The wine that doesn't travel....

Today The Guardian ran a story on what to do with the kind of holiday booze that tastes great in its country of origin, but when you bring a bottle home in an attempt to recreate the exotic atmosphere of your trip, it just makes you feel sick and ends up taking up space at the back of a cupboard for years. Personally I've never suffered from this problem, and any bottle of cachaca, Thai whisky or slivovitz that's made it home with us has been consumed with relative enthusiasm and speed. (There was some caraway aqvavit that outstayed its welcome once, but that came from Ikea in Hillington so I'm not sure it qualifies.) Anyway, the story reminded me of this recipe for pigeon cooked with patxaran, so here it is.

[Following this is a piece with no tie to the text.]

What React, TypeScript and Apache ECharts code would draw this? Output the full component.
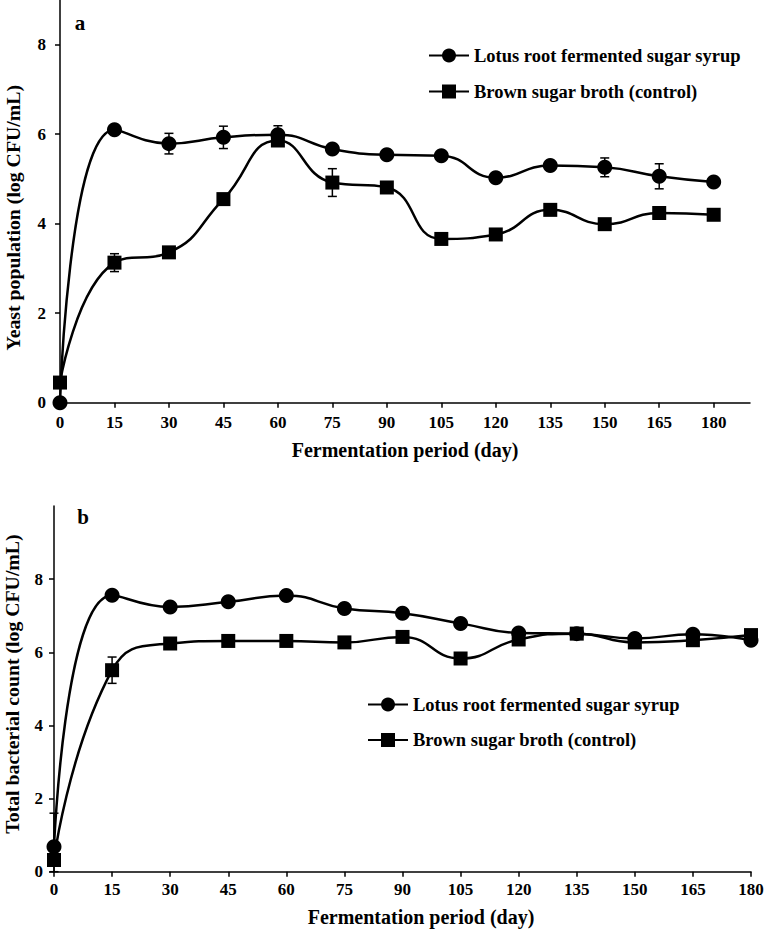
import React, { useEffect, useRef } from "react";
import * as echarts from "echarts";

const days = [0, 15, 30, 45, 60, 75, 90, 105, 120, 135, 150, 165, 180];
const yTicks = [0, 2, 4, 6, 8];
const seriesNames = ["Lotus root fermented sugar syrup", "Brown sugar broth (control)"];
const panelLabels = ["a", "b"];
const xTitle = "Fermentation period (day)";
const yTitles = ["Yeast population (log CFU/mL)", "Total bacterial count (log CFU/mL)"];

// Panel a: yeast population
const yeastLotus = [0, 6.1, 5.79, 5.93, 5.99, 5.67, 5.54, 5.52, 5.03, 5.3, 5.26, 5.06, 4.93];
const yeastLotusErr = [0, 0.05, 0.23, 0.25, 0.2, 0.06, 0.05, 0.06, 0.05, 0.06, 0.21, 0.28, 0.05];
const yeastBrown = [0.45, 3.13, 3.36, 4.55, 5.86, 4.92, 4.81, 3.66, 3.76, 4.31, 3.99, 4.24, 4.2];
const yeastBrownErr = [0.05, 0.2, 0.06, 0.06, 0.08, 0.31, 0.06, 0.12, 0.06, 0.06, 0.06, 0.06, 0.06];

// Panel b: total bacterial count
const bactLotus = [0.68, 7.56, 7.24, 7.38, 7.55, 7.2, 7.07, 6.79, 6.53, 6.51, 6.38, 6.49, 6.33];
const bactLotusErr = [0.92, 0.06, 0.06, 0.06, 0.06, 0.06, 0.06, 0.06, 0.06, 0.06, 0.06, 0.06, 0.06];
const bactBrown = [0.32, 5.51, 6.24, 6.31, 6.31, 6.27, 6.42, 5.83, 6.35, 6.51, 6.27, 6.33, 6.47];
const bactBrownErr = [0.05, 0.36, 0.06, 0.06, 0.06, 0.06, 0.06, 0.06, 0.06, 0.06, 0.06, 0.06, 0.06];

const FONT = "'Liberation Serif', 'Times New Roman', serif";

function lineSeries(name: string, vals: number[], symbol: string, idx: number) {
  return {
    type: "line",
    name,
    xAxisIndex: idx,
    yAxisIndex: idx,
    data: days.map((d, i) => [d, vals[i]]),
    symbol,
    symbolSize: symbol === "circle" ? 15 : 14,
    smooth: 0.5,
    clip: false,
    lineStyle: { color: "#000", width: 2.5 },
    itemStyle: { color: "#000", borderWidth: 0 },
    z: 3,
  };
}

function errSeries(vals: number[], errs: number[], idx: number) {
  return {
    type: "custom",
    xAxisIndex: idx,
    yAxisIndex: idx,
    data: days.map((d, i) => [d, vals[i], errs[i]]),
    encode: { x: 0, y: 1 },
    z: 2,
    silent: true,
    renderItem: (params: any, api: any) => {
      const x = api.value(0);
      const y = api.value(1);
      const e = api.value(2);
      if (!e) return null;
      const top = api.coord([x, y + e]);
      const bot = api.coord([x, Math.max(0, y - e)]);
      const cap = 4.5;
      const st = { stroke: "#000", lineWidth: 1.5 };
      return {
        type: "group",
        children: [
          { type: "line", shape: { x1: top[0], y1: top[1], x2: bot[0], y2: bot[1] }, style: st },
          { type: "line", shape: { x1: top[0] - cap, y1: top[1], x2: top[0] + cap, y2: top[1] }, style: st },
          { type: "line", shape: { x1: bot[0] - cap, y1: bot[1], x2: bot[0] + cap, y2: bot[1] }, style: st },
        ],
      };
    },
  };
}

function xAxis(idx: number, max: number, margin: number) {
  return {
    type: "value",
    gridIndex: idx,
    min: 0,
    max,
    axisLine: { show: true, lineStyle: { color: "#000", width: 1.5 } },
    axisTick: { show: true, length: 5, customValues: days, lineStyle: { color: "#000", width: 1.5 } },
    axisLabel: { customValues: days, color: "#000", fontFamily: FONT, fontWeight: "bold", fontSize: 17, margin },
    splitLine: { show: false },
  };
}

function yAxis(idx: number, max: number, margin: number) {
  return {
    type: "value",
    gridIndex: idx,
    min: 0,
    max,
    axisLine: { show: true, lineStyle: { color: "#000", width: 1.5 } },
    axisTick: { show: true, length: 5, customValues: yTicks, lineStyle: { color: "#000", width: 1.5 } },
    axisLabel: { customValues: yTicks, color: "#000", fontFamily: FONT, fontWeight: "bold", fontSize: 17, margin },
    splitLine: { show: false },
  };
}

const legendText = { color: "#000", fontFamily: FONT, fontWeight: "bold", fontSize: 18.5 };

const titleStyle = (size: number) => ({
  fill: "#000",
  font: `bold ${size}px ${FONT}`,
  align: "center",
  verticalAlign: "middle",
});

export default function App() {
  const ref = useRef<HTMLDivElement>(null);
  useEffect(() => {
    document.body.style.margin = "0";
    const chart = echarts.init(ref.current!, null, { renderer: "svg" });
    chart.setOption({
      animation: false,
      backgroundColor: "#fff",
      grid: [
        { left: 60, top: 0, width: 690, height: 402.7 },
        { left: 54, top: 506, width: 697, height: 365.7 },
      ],
      xAxis: [xAxis(0, 190, 11), xAxis(1, 180, 9)],
      yAxis: [yAxis(0, 9, 14), yAxis(1, 10, 11)],
      legend: [
        {
          orient: "vertical",
          left: 423,
          top: 41,
          itemWidth: 40,
          itemHeight: 17.5,
          itemGap: 17,
          data: seriesNames,
          textStyle: legendText,
          selectedMode: false,
        },
        {
          orient: "vertical",
          left: 362,
          top: 690,
          itemWidth: 40,
          itemHeight: 17.5,
          itemGap: 16.5,
          data: seriesNames,
          textStyle: legendText,
          selectedMode: false,
        },
      ],
      graphic: [
        { type: "text", x: 80, y: 22.7, style: { text: panelLabels[0], ...titleStyle(21) } },
        { type: "text", x: 83, y: 516.7, style: { text: panelLabels[1], ...titleStyle(21) } },
        { type: "text", x: 405, y: 450, style: { text: xTitle, ...titleStyle(20) } },
        { type: "text", x: 421, y: 916.7, style: { text: xTitle, ...titleStyle(20) } },
        { type: "text", x: 13.3, y: 217.7, rotation: Math.PI / 2, style: { text: yTitles[0], ...titleStyle(19.8) } },
        { type: "text", x: 11.7, y: 684, rotation: Math.PI / 2, style: { text: yTitles[1], ...titleStyle(19.8) } },
      ],
      series: [
        errSeries(yeastLotus, yeastLotusErr, 0),
        errSeries(yeastBrown, yeastBrownErr, 0),
        lineSeries(seriesNames[0], yeastLotus, "circle", 0),
        lineSeries(seriesNames[1], yeastBrown, "rect", 0),
        errSeries(bactLotus, bactLotusErr, 1),
        errSeries(bactBrown, bactBrownErr, 1),
        lineSeries(seriesNames[0], bactLotus, "circle", 1),
        lineSeries(seriesNames[1], bactBrown, "rect", 1),
      ],
    });
    return () => chart.dispose();
  }, []);
  return <div ref={ref} style={{ width: 767, height: 929 }} />;
}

Incidentally patxaran (that's the Basque spelling; it's pacharan in Spanish) is a digestif made by macerating sloes in anis - it's not unlike sloe gin. Served over plenty of ice, it tastes like cough medicine and soothes an over-worked tummy a treat. I should have had some to alleviate the food-poisoning I contracted in Chester last weekend, but that's another story.

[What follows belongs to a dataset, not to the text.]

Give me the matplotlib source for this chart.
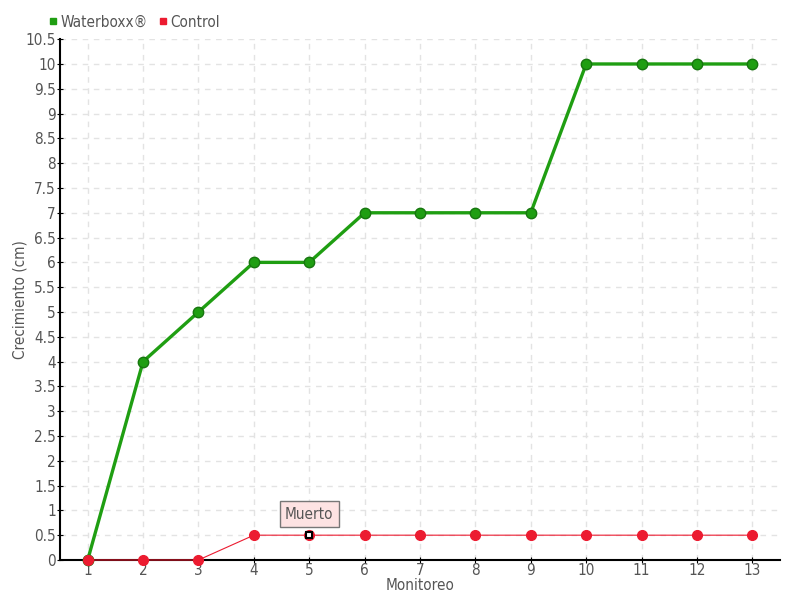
import matplotlib
matplotlib.use("Agg")
import matplotlib.pyplot as plt
from matplotlib.lines import Line2D

# datos
monitoreo = [1, 2, 3, 4, 5, 6, 7, 8, 9, 10, 11, 12, 13]
waterboxx = [0, 4, 5, 6, 6, 7, 7, 7, 7, 10, 10, 10, 10]
control = [0, 0, 0, 0.5, 0.5, 0.5, 0.5, 0.5, 0.5, 0.5, 0.5, 0.5, 0.5]
yticks = [0, 0.5, 1, 1.5, 2, 2.5, 3, 3.5, 4, 4.5, 5, 5.5, 6, 6.5, 7, 7.5, 8, 8.5, 9, 9.5, 10, 10.5]

verde = "#1f9e12"
rojo = "#ec1b30"
gris = "#555555"

plt.rcParams['font.family'] = ['DejaVu Sans']
plt.rcParams['font.stretch'] = 'condensed'

fig = plt.figure(figsize=(8, 6), dpi=100)
ax = fig.add_axes([0.075, 0.0667, 0.9, 0.868])

ax.plot(monitoreo, waterboxx, color=verde, linewidth=2.4, marker='o', markersize=7.5,
        markerfacecolor=verde, markeredgecolor="#17760f", markeredgewidth=1, zorder=4,
        clip_on=False)
ax.plot(monitoreo, control, color=rojo, linewidth=0.8, marker='o', markersize=7,
        markerfacecolor=rojo, markeredgecolor=rojo, zorder=5, clip_on=False)

# punto "Muerto"
ax.plot(monitoreo[4], control[4], marker='s', markersize=5, markerfacecolor='white',
        markeredgecolor='black', markeredgewidth=1.5, zorder=6)
ax.annotate("Muerto", xy=(monitoreo[4], control[4]), xytext=(0, 15), textcoords='offset points',
            ha='center', va='center', fontsize=11, color=gris,
            bbox=dict(boxstyle='square,pad=0.35', fc='#fde3e3', ec='#777777', lw=1),
            zorder=7)

ax.set_xlim(0.5, 13.5)
ax.set_ylim(0, 10.5)
ax.set_xticks(monitoreo)
ax.set_yticks(yticks)
ax.set_yticklabels([("%g" % v) for v in yticks])
ax.tick_params(axis='both', labelsize=11, colors='black', labelcolor=gris, length=4)
ax.tick_params(axis='x', direction='inout', pad=0)
ax.tick_params(axis='y', direction='inout', pad=1)

ax.grid(True, color='#e3e3e3', linestyle=(0, (4, 4)), linewidth=1)
ax.set_axisbelow(True)
for s in ['top', 'right']:
    ax.spines[s].set_visible(False)
ax.spines['left'].set_linewidth(1.5)
ax.spines['bottom'].set_linewidth(1.5)

ax.set_xlabel("Monitoreo", fontsize=11, color=gris, labelpad=0)
ax.set_ylabel("Crecimiento (cm)", fontsize=11, color=gris)
ax.yaxis.set_label_coords(-0.045, 0.5)

handles = [Line2D([], [], linestyle='none', marker='s', markersize=5, color=verde),
           Line2D([], [], linestyle='none', marker='s', markersize=5, color=rojo)]
leg = fig.legend(handles, ["Waterboxx®", "Control"], loc='center left', bbox_to_anchor=(0.058, 0.963),
                 ncol=2, frameon=False, fontsize=11, handletextpad=0.1, columnspacing=0.6,
                 handlelength=0.8, borderaxespad=0, borderpad=0)
for t in leg.get_texts():
    t.set_color(gris)

fig.savefig("out.png", dpi=100)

Ingredients: 4 whole pigeons or 12 pigeon breasts, 2 onions, 4 cloves of garlic, 2 ripe tomatoes, skinned, ½l meat stock or water, ¼l patxarán. Oil, salt & pepper
Preparation: Heat the oil in a casserole and sauté the onion until transparent. Brown the pigeons or breasts slightly with the onion, add the garlic cloves, flambé with the patxarán, crush and add the tomatoes and add the meat stock or water. Cover and simmer gently for around 20 minutes for whole birds (ten for breasts) then check to see if they're done to your liking. Check seasoning and serve with a green salad and some kind of potatoes, maybe mashed.